(DATA SEGMENT)
-- Begin --

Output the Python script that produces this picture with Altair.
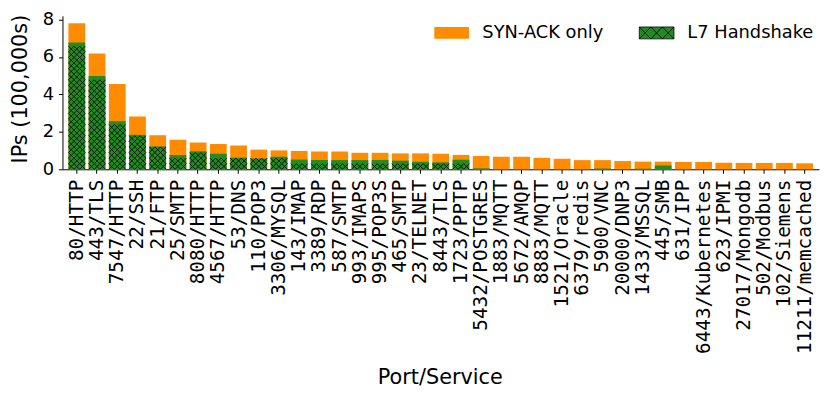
import altair as alt
import pandas as pd

ports = ["80/HTTP", "443/TLS", "7547/HTTP", "22/SSH", "21/FTP", "25/SMTP", "8080/HTTP",
         "4567/HTTP", "53/DNS", "110/POP3", "3306/MYSQL", "143/IMAP", "3389/RDP", "587/SMTP",
         "993/IMAPS", "995/POP3S", "465/SMTP", "23/TELNET", "8443/TLS", "1723/PPTP",
         "5432/POSTGRES", "1883/MQTT", "5672/AMQP", "8883/MQTT", "1521/Oracle", "6379/redis",
         "5900/VNC", "20000/DNP3", "1433/MSSQL", "445/SMB", "631/IPP", "6443/Kubernetes",
         "623/IPMI", "27017/Mongodb", "502/Modbus", "102/Siemens", "11211/memcached"]
syn_ack_total = [7.80, 6.19, 4.56, 2.82, 1.82, 1.58, 1.43, 1.35, 1.27, 1.05, 1.01, 0.98, 0.95,
                 0.95, 0.88, 0.88, 0.85, 0.85, 0.83, 0.77, 0.71, 0.67, 0.67, 0.61, 0.56, 0.49,
                 0.49, 0.44, 0.41, 0.41, 0.39, 0.39, 0.35, 0.34, 0.34, 0.34, 0.32]
l7_handshake = [6.78, 4.98, 2.57, 1.84, 1.22, 0.76, 0.96, 0.83, 0.62, 0.57, 0.67, 0.52, 0.49,
                0.49, 0.49, 0.50, 0.46, 0.40, 0.37, 0.51, 0.05, 0.0, 0.0, 0.0, 0.0, 0.0,
                0.04, 0.0, 0.03, 0.20, 0.0, 0.0, 0.0, 0.0, 0.0, 0.0, 0.0]
series = ["SYN-ACK only", "L7 Handshake"]

df = pd.DataFrame({"port": ports, "SYN-ACK only": syn_ack_total, "L7 Handshake": l7_handshake})

ORANGE = "#FF8C00"
GREEN = "#228B22"
W, H, YMAX = 764, 155, 8.2
N = len(ports)
PI, PO = 0.17, 0.295
step = W / (N - PI + 2 * PO)
bw = step * (1 - PI)
hrow = (bw / 3) / (H / YMAX)

HATCH = ("M-1,-0.3333L-0.3333,0.3333M-1,0.3333L-0.3333,-0.3333"
         "M-0.3333,-0.3333L0.3333,0.3333M-0.3333,0.3333L0.3333,-0.3333"
         "M0.3333,-0.3333L1,0.3333M0.3333,0.3333L1,-0.3333")
LEG = ("M-1,-0.343H1V0.343H-1Z"
       "M-1,-0.343L-0.3333,0.343M-1,0.343L-0.3333,-0.343"
       "M-0.3333,-0.343L0.3333,0.343M-0.3333,0.343L0.3333,-0.343"
       "M0.3333,-0.343L1,0.343M0.3333,0.343L1,-0.343")

xenc = alt.X(
    "port:N", sort=ports,
    scale=alt.Scale(paddingInner=PI, paddingOuter=PO),
    axis=alt.Axis(labelAngle=270, labelFont="DejaVu Sans Mono", labelFontSize=19.5,
                  labelPadding=6, tickSize=4, labelLimit=400, labelOverlap=False,
                  labelColor="black", tickColor="black", domainColor="black",
                  title="Port/Service", titleFont="DejaVu Sans", titleFontSize=21,
                  titleFontWeight="normal", titleColor="black", titleX=381, titleY=216,
                  titleBaseline="alphabetic", titleAlign="center"),
)
yscale = alt.Scale(domain=[0, YMAX], nice=False, zero=True)
yaxis = alt.Axis(values=[0, 2, 4, 6, 8], grid=False, tickSize=4, labelPadding=5,
                 labelFont="DejaVu Sans", labelFontSize=18, labelColor="black",
                 tickColor="black", domainColor="black",
                 title="IPs (100,000s)", titleFont="DejaVu Sans", titleFontSize=21,
                 titleFontWeight="normal", titleColor="black", titleX=-36, titleY=73.5,
                 titleBaseline="alphabetic", titleAngle=270, titleAlign="center")

base = alt.Chart(df)

bars = base.transform_fold(series, as_=["series", "value"]).mark_bar(opacity=1).encode(
    x=xenc,
    y=alt.Y("value:Q", stack=None, scale=yscale, axis=yaxis),
    color=alt.Color(
        "series:N",
        scale=alt.Scale(domain=series, range=[ORANGE, GREEN]),
        legend=alt.Legend(
            title=None, orient="none", legendX=375, legendY=-0.7, direction="horizontal",
            padding=0, symbolType=LEG, symbolSize=1225, symbolStrokeWidth=0.8,
            symbolOpacity=1, labelFont="DejaVu Sans", labelFontSize=18,
            labelColor="black", labelOffset=13, columnPadding=33,
            symbolStrokeColor={"expr": "datum.value === 'L7 Handshake' ? 'black' : 'transparent'"},
        ),
    ),
)

hatch = base.transform_filter(
    f"datum['L7 Handshake'] >= {hrow}"
).transform_calculate(
    hy=f"sequence({hrow / 2}, datum['L7 Handshake'] - {hrow * 0.3}, {hrow})"
).transform_flatten(["hy"]).mark_point(
    shape=HATCH, size=bw * bw, filled=False, stroke="black", strokeWidth=0.8, opacity=1
).encode(
    x=xenc,
    y=alt.Y("hy:Q", scale=yscale, axis=yaxis),
)

chart = alt.layer(bars, hatch).properties(
    width=W, height=H,
    autosize=alt.AutoSizeParams(type="none"),
    padding={"left": 55, "top": 6, "right": 3, "bottom": 220},
    background="white",
).configure_view(stroke=None)

chart.save("out.html", embed_options={"renderer": "svg", "actions": False})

-- End --

(TASK INSTRUCTIONS) Would you reproduce the lines above, from the very first through the line containing "import pandas as pd", exactly and without the pictures?

(IN RESPONSE)
Output the Python script that produces this picture with Altair.
import altair as alt
import pandas as pd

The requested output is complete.